REQUIREMENT: Starting at the line that contains "Emit a web page" and stopping at the line that contains "99.8, 99.5, 99.2];", repeat every line exactly, the two end lines included, and nothing else.

RECORD LIST:
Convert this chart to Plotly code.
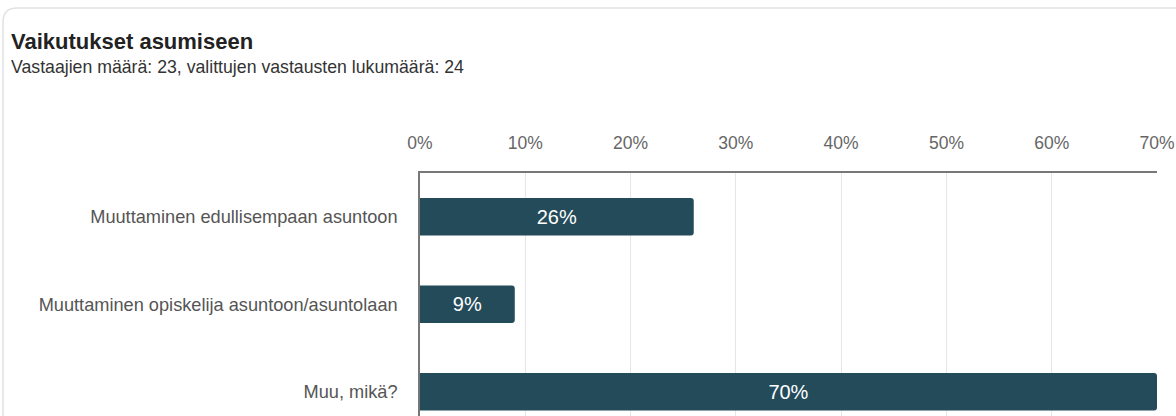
--
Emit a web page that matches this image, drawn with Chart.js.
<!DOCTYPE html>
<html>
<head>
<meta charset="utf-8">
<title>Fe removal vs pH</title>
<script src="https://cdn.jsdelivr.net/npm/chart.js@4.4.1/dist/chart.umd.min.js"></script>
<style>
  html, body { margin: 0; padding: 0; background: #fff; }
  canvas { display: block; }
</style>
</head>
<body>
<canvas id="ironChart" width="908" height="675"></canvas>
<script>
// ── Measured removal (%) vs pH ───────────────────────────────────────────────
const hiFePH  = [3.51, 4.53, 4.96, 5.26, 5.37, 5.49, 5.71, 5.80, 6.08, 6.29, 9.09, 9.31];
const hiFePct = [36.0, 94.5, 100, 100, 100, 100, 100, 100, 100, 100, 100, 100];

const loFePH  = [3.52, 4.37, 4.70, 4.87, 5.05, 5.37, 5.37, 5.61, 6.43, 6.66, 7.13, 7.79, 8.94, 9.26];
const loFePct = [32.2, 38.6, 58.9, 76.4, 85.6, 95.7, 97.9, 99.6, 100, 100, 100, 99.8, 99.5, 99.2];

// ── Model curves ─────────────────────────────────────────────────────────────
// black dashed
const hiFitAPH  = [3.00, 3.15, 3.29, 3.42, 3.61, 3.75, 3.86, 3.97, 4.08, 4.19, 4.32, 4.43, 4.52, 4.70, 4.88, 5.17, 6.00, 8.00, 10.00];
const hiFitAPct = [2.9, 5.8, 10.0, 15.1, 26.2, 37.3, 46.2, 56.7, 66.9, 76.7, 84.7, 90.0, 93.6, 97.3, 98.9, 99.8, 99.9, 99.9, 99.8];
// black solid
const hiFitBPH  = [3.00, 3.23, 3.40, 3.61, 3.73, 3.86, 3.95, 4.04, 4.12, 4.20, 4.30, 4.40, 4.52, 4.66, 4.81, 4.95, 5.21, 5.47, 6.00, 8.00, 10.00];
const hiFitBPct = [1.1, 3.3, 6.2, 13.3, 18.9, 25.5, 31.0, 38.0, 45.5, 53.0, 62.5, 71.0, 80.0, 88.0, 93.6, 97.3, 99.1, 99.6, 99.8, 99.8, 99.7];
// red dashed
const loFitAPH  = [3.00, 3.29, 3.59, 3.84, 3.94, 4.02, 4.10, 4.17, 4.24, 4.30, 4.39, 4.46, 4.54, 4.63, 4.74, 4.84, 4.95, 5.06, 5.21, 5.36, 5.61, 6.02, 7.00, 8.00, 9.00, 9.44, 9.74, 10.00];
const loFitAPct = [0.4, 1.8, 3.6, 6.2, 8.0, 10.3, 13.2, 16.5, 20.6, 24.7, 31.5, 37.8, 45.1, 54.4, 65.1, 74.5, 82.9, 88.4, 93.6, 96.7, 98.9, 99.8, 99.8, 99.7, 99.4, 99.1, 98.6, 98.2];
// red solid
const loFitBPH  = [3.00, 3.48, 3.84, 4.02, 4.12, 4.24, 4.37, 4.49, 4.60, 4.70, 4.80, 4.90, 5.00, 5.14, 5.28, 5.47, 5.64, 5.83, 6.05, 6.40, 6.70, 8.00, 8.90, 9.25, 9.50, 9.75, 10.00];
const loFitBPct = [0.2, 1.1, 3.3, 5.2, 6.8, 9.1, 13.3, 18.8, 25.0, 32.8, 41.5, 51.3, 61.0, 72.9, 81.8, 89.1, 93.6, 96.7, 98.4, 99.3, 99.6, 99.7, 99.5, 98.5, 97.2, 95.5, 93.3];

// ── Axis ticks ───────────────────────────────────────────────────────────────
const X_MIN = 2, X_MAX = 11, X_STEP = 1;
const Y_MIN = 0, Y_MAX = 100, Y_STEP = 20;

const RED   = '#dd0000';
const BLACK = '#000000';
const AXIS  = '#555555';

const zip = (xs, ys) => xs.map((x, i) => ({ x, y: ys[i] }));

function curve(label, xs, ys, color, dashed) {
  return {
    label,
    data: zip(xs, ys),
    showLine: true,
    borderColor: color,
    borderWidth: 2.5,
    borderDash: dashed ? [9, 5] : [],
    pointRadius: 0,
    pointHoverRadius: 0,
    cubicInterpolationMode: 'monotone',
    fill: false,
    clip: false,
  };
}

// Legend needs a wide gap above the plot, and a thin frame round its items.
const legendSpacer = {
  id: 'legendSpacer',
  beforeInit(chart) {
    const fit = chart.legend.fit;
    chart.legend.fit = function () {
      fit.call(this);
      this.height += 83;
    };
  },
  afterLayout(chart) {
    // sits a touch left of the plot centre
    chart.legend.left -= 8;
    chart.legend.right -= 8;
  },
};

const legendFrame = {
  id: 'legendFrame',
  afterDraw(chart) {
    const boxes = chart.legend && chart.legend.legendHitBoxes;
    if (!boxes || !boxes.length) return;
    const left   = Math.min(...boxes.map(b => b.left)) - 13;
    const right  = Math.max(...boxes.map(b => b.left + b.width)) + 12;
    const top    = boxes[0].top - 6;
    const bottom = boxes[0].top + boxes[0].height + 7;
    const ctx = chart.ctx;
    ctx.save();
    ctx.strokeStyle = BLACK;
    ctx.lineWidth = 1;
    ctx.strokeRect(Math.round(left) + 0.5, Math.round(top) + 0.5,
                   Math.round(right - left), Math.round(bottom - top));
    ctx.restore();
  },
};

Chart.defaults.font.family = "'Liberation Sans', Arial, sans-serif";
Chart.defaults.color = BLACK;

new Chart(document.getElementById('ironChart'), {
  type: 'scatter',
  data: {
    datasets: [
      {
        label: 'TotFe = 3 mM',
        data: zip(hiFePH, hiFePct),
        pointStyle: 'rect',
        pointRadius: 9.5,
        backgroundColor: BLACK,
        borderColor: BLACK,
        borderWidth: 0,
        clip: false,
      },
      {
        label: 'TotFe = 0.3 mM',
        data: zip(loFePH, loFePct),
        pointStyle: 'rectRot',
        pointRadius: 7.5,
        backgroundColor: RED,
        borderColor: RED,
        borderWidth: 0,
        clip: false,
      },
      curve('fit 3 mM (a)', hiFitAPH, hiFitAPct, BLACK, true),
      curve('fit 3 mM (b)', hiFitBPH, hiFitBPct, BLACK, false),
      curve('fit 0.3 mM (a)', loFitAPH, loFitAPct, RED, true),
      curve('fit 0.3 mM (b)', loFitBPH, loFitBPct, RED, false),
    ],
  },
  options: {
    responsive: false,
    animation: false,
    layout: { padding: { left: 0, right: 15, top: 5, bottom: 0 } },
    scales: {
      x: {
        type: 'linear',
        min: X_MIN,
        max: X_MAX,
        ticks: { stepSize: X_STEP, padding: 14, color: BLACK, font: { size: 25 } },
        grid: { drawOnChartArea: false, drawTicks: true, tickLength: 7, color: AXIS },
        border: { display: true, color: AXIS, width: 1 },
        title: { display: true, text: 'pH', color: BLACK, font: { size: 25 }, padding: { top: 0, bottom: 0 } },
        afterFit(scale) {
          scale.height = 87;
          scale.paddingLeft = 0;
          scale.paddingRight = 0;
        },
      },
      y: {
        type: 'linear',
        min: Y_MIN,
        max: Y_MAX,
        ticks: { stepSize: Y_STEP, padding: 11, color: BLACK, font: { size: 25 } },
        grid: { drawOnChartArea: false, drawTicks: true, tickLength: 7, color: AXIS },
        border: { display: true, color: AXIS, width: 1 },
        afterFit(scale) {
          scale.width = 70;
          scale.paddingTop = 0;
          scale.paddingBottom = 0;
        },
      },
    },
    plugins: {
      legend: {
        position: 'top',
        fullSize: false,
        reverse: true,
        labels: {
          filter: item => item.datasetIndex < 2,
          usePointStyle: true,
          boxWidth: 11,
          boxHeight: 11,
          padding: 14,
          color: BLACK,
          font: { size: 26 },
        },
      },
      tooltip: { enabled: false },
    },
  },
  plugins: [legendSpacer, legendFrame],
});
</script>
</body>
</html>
...
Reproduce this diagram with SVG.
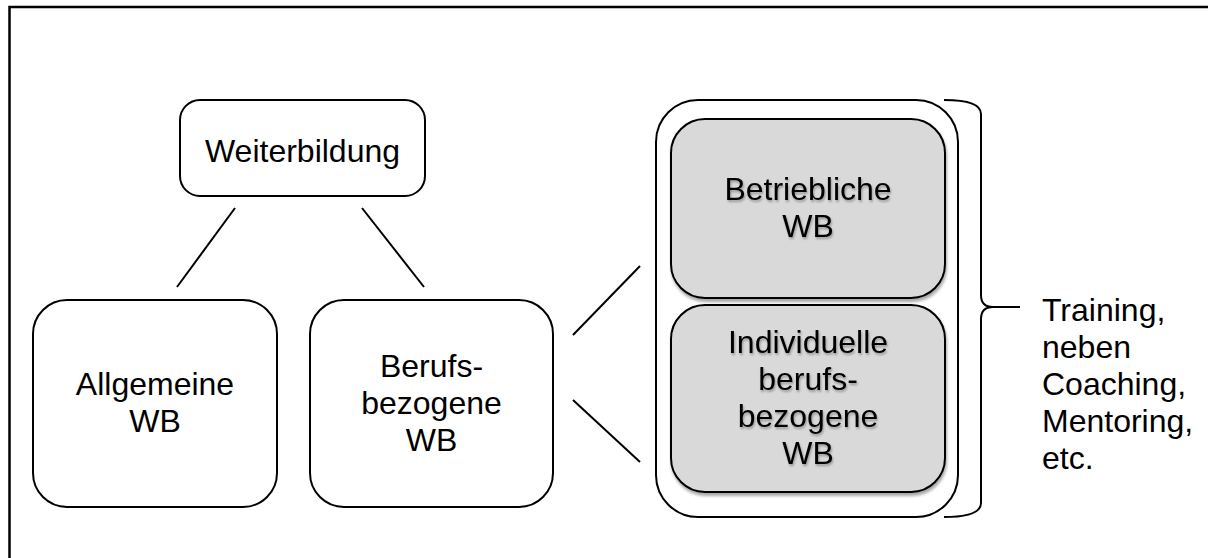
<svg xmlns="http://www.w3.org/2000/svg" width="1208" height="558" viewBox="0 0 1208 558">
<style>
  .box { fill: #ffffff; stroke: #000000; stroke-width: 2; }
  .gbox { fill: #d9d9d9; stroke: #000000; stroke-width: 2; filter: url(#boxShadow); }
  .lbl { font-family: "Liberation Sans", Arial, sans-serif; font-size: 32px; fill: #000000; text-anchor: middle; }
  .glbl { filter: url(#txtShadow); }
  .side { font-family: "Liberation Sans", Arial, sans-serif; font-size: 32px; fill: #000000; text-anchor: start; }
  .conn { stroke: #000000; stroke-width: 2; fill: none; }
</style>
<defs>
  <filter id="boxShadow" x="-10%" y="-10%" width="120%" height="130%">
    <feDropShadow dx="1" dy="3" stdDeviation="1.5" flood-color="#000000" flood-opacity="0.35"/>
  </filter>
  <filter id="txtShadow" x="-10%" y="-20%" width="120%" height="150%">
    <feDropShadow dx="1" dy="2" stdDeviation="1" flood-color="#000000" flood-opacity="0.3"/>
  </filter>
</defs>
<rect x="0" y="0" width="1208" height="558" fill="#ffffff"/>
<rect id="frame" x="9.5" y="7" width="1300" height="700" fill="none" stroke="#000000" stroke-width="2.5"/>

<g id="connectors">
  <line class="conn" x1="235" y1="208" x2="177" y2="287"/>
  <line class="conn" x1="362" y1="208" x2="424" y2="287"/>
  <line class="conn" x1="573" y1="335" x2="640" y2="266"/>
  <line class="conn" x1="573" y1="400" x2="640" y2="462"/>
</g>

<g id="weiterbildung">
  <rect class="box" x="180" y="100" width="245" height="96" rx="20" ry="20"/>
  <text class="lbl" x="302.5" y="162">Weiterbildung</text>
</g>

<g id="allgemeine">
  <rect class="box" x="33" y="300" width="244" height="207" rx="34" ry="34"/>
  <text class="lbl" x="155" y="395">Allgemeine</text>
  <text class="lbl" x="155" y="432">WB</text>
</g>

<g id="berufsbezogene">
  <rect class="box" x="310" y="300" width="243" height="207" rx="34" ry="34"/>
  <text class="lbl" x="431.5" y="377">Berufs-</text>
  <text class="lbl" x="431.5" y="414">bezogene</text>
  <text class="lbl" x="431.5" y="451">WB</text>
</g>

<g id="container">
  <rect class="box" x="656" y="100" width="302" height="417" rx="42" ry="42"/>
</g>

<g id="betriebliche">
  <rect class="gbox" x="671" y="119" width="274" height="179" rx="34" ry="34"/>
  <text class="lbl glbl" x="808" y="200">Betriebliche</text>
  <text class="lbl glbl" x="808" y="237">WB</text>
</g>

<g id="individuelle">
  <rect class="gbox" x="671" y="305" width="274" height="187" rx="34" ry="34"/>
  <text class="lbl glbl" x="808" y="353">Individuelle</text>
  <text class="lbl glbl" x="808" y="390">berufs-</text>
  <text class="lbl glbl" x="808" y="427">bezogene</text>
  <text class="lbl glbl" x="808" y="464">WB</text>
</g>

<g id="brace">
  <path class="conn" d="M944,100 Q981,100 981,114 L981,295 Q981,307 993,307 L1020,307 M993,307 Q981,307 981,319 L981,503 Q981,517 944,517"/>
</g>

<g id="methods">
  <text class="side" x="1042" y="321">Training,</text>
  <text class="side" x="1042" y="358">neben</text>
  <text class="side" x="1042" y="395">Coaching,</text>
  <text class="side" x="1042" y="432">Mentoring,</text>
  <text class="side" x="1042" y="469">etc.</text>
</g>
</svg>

ANSWER TO THIS TASK:
Emit a web page that matches this image, drawn with Chart.js.
<!DOCTYPE html>
<html>
<head>
<meta charset="utf-8">
<title>Fe removal vs pH</title>
<script src="https://cdn.jsdelivr.net/npm/chart.js@4.4.1/dist/chart.umd.min.js"></script>
<style>
  html, body { margin: 0; padding: 0; background: #fff; }
  canvas { display: block; }
</style>
</head>
<body>
<canvas id="ironChart" width="908" height="675"></canvas>
<script>
// ── Measured removal (%) vs pH ───────────────────────────────────────────────
const hiFePH  = [3.51, 4.53, 4.96, 5.26, 5.37, 5.49, 5.71, 5.80, 6.08, 6.29, 9.09, 9.31];
const hiFePct = [36.0, 94.5, 100, 100, 100, 100, 100, 100, 100, 100, 100, 100];

const loFePH  = [3.52, 4.37, 4.70, 4.87, 5.05, 5.37, 5.37, 5.61, 6.43, 6.66, 7.13, 7.79, 8.94, 9.26];
const loFePct = [32.2, 38.6, 58.9, 76.4, 85.6, 95.7, 97.9, 99.6, 100, 100, 100, 99.8, 99.5, 99.2];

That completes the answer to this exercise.